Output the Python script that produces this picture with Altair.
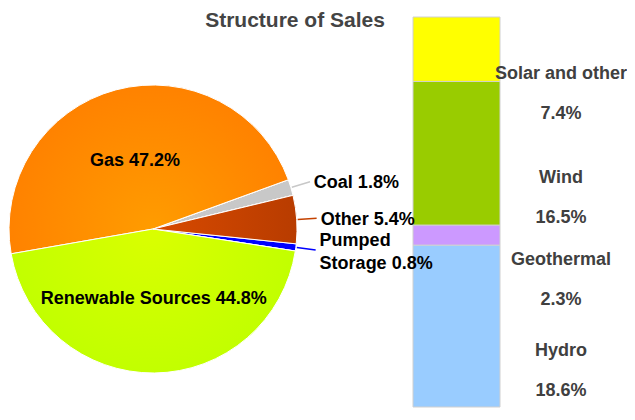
import math
import pandas as pd
import altair as alt

# ---- data ----
pie_categories = ["Coal", "Other", "Pumped Storage", "Renewable Sources", "Gas"]
pie_values = [1.8, 5.4, 0.8, 44.8, 47.2]

bar_categories = ["Hydro", "Geothermal", "Wind", "Solar and other"]
bar_values = [18.6, 2.3, 16.5, 7.4]

title_text = "Structure of Sales"

# ---- styles ----
pie_colors = ["#C8C8C8", "#C44200", "#0000FF", "#C6FF00", "#FF8600"]
bar_colors = ["#99CCFF", "#CC99FF", "#99CC00", "#FFFF00"]
FONT = "Liberation Sans"

pie_df = pd.DataFrame({
    "category": pie_categories,
    "value": pie_values,
    "order": list(range(len(pie_categories))),
})
pie_df["label"] = [
    f"{c} {v}%".replace("Pumped ", "Pumped\n") for c, v in zip(pie_categories, pie_values)
]

bar_df = pd.DataFrame({
    "category": bar_categories,
    "value": bar_values,
    "order": list(range(len(bar_categories))),
})
bar_df["pct"] = [f"{v}%" for v in bar_values]

color_scale = alt.Scale(domain=pie_categories + bar_categories, range=pie_colors + bar_colors)

start = math.radians(70)
total = sum(pie_values)
theta_scale = alt.Scale(domain=[0, total], range=[start, start + 2 * math.pi])

CX, CY, R = 145, 221, 144


def radial_gradient_for(cat, inner, outer):
    """Radial gradient centred on the pie centre, in Vega's normalized bbox units."""
    i = pie_categories.index(cat)
    c0 = sum(pie_values[:i])
    a0 = start + 2 * math.pi * c0 / total
    a1 = start + 2 * math.pi * (c0 + pie_values[i]) / total
    pts = [(0.0, 0.0), (R * math.sin(a0), -R * math.cos(a0)), (R * math.sin(a1), -R * math.cos(a1))]
    k = math.ceil(a0 / (math.pi / 2))
    while k * math.pi / 2 < a1:
        a = k * math.pi / 2
        pts.append((R * math.sin(a), -R * math.cos(a)))
        k += 1
    xs = [p[0] for p in pts]
    ys = [p[1] for p in pts]
    w, h = max(xs) - min(xs), max(ys) - min(ys)
    s = max(w, h)
    ox = min(xs) + w / 2 - s / 2
    oy = min(ys) + h / 2 - s / 2
    u, v, r = -ox / s, -oy / s, R / s
    return alt.Gradient(
        gradient="radial", x1=u, y1=v, r1=0, x2=u, y2=v, r2=r,
        stops=[alt.GradientStop(offset=0, color=inner), alt.GradientStop(offset=1, color=outer)],
    )


pie_base = (
    alt.Chart(pie_df)
    .transform_window(cum1="sum(value)", sort=[alt.SortField("order")], frame=[None, 0])
    .transform_calculate(cum0="datum.cum1 - datum.value", mid="datum.cum1 - datum.value / 2")
)

theta_enc = alt.Theta("cum0:Q", stack=False, scale=theta_scale)
mid_enc = alt.Theta("mid:Q", stack=False, scale=theta_scale)

slices = pie_base.mark_arc(outerRadius=R, stroke="white", strokeWidth=1).encode(
    theta=theta_enc,
    theta2="cum1:Q",
    color=alt.Color("category:N", scale=color_scale, legend=None),
    x=alt.value(CX),
    y=alt.value(CY),
)


def shaded(cat, fill):
    return pie_base.transform_filter(alt.datum.category == cat).mark_arc(
        outerRadius=R, stroke="white", strokeWidth=1, fill=fill
    ).encode(theta=theta_enc, theta2="cum1:Q", x=alt.value(CX), y=alt.value(CY))


gas_shade = shaded("Gas", radial_gradient_for("Gas", "#FF9C00", "#FF8200"))
ren_shade = shaded("Renewable Sources", radial_gradient_for("Renewable Sources", "#DAFF00", "#C2FF00"))
other_shade = shaded(
    "Other",
    alt.Gradient(
        gradient="linear", x1=0, y1=0, x2=1, y2=0,
        stops=[alt.GradientStop(offset=0, color="#D84A00"), alt.GradientStop(offset=1, color="#B83C00")],
    ),
)

leaders = pie_base.transform_filter("datum.value < 10").mark_arc(
    radius=R + 1, radius2=R + 20, filled=False, strokeWidth=1.5
).encode(
    theta=mid_enc,
    theta2="mid:Q",
    color=alt.Color("category:N", scale=color_scale, legend=None),
    x=alt.value(CX),
    y=alt.value(CY),
)

inner_labels = pie_base.transform_filter("datum.value >= 10").mark_text(
    radius=70, font=FONT, fontSize=18, fontWeight="bold", color="black",
    align="center", baseline="middle"
).encode(theta=mid_enc, text="label:N", x=alt.value(CX), y=alt.value(CY))

outer_single = pie_base.transform_filter(
    "datum.value < 10 && indexof(datum.label, '\\n') < 0"
).mark_text(
    radius=168, font=FONT, fontSize=18, fontWeight="bold", color="black",
    align="left", baseline="middle", dy=2
).encode(theta=mid_enc, text="label:N", x=alt.value(CX), y=alt.value(CY))

outer_multi = pie_base.transform_filter(
    "datum.value < 10 && indexof(datum.label, '\\n') >= 0"
).mark_text(
    radius=168, font=FONT, fontSize=18, fontWeight="bold", color="black",
    align="left", baseline="middle", lineBreak="\n", lineHeight=23, dy=-10
).encode(theta=mid_enc, text="label:N", x=alt.value(CX), y=alt.value(CY))

y_scale = alt.Scale(domain=[0, sum(bar_values)], range=[399, 9], nice=False, zero=True)

bar_base = (
    alt.Chart(bar_df)
    .transform_window(cum1="sum(value)", sort=[alt.SortField("order")], frame=[None, 0])
    .transform_calculate(cum0="datum.cum1 - datum.value", mid="datum.cum1 - datum.value / 2")
)

bars = bar_base.mark_bar(stroke="#D0D0D0", strokeWidth=1).encode(
    x=alt.value(405),
    x2=alt.value(492),
    y=alt.Y("cum0:Q", scale=y_scale, axis=None),
    y2="cum1:Q",
    color=alt.Color("category:N", scale=color_scale, legend=None),
)

bar_names = bar_base.mark_text(
    font=FONT, fontSize=18, fontWeight="bold", color="#404040",
    align="center", baseline="middle", dy=25
).encode(
    x=alt.value(553),
    y=alt.Y("mid:Q", scale=y_scale, axis=None),
    text="category:N",
)

bar_pcts = bar_base.mark_text(
    font=FONT, fontSize=18, fontWeight="bold", color="#404040",
    align="center", baseline="middle", dy=65
).encode(
    x=alt.value(553),
    y=alt.Y("mid:Q", scale=y_scale, axis=None),
    text="pct:N",
)

title = alt.Chart(pd.DataFrame({"t": [title_text]})).mark_text(
    font=FONT, fontSize=21, fontWeight="bold", color="#444444",
    align="center", baseline="middle"
).encode(text="t:N", x=alt.value(287), y=alt.value(13))

chart = (
    alt.layer(
        slices, gas_shade, ren_shade, other_shade, leaders, bars,
        inner_labels, outer_single, outer_multi, bar_names, bar_pcts, title,
    )
    .properties(width=619, height=404, padding=0, autosize="none")
    .configure_view(strokeWidth=0)
)

chart.save("out.html", embed_options={"renderer": "svg", "actions": False})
- - -
_Required work_.
Repeat the listing above exactly from its first line to the line containing "color_scale = alt.Scale(domain=pie_categories", both included, and omit the pictures.

_Correct result_.
Output the Python script that produces this picture with Altair.
import math
import pandas as pd
import altair as alt

# ---- data ----
pie_categories = ["Coal", "Other", "Pumped Storage", "Renewable Sources", "Gas"]
pie_values = [1.8, 5.4, 0.8, 44.8, 47.2]

bar_categories = ["Hydro", "Geothermal", "Wind", "Solar and other"]
bar_values = [18.6, 2.3, 16.5, 7.4]

title_text = "Structure of Sales"

# ---- styles ----
pie_colors = ["#C8C8C8", "#C44200", "#0000FF", "#C6FF00", "#FF8600"]
bar_colors = ["#99CCFF", "#CC99FF", "#99CC00", "#FFFF00"]
FONT = "Liberation Sans"

pie_df = pd.DataFrame({
    "category": pie_categories,
    "value": pie_values,
    "order": list(range(len(pie_categories))),
})
pie_df["label"] = [
    f"{c} {v}%".replace("Pumped ", "Pumped\n") for c, v in zip(pie_categories, pie_values)
]

bar_df = pd.DataFrame({
    "category": bar_categories,
    "value": bar_values,
    "order": list(range(len(bar_categories))),
})
bar_df["pct"] = [f"{v}%" for v in bar_values]

color_scale = alt.Scale(domain=pie_categories + bar_categories, range=pie_colors + bar_colors)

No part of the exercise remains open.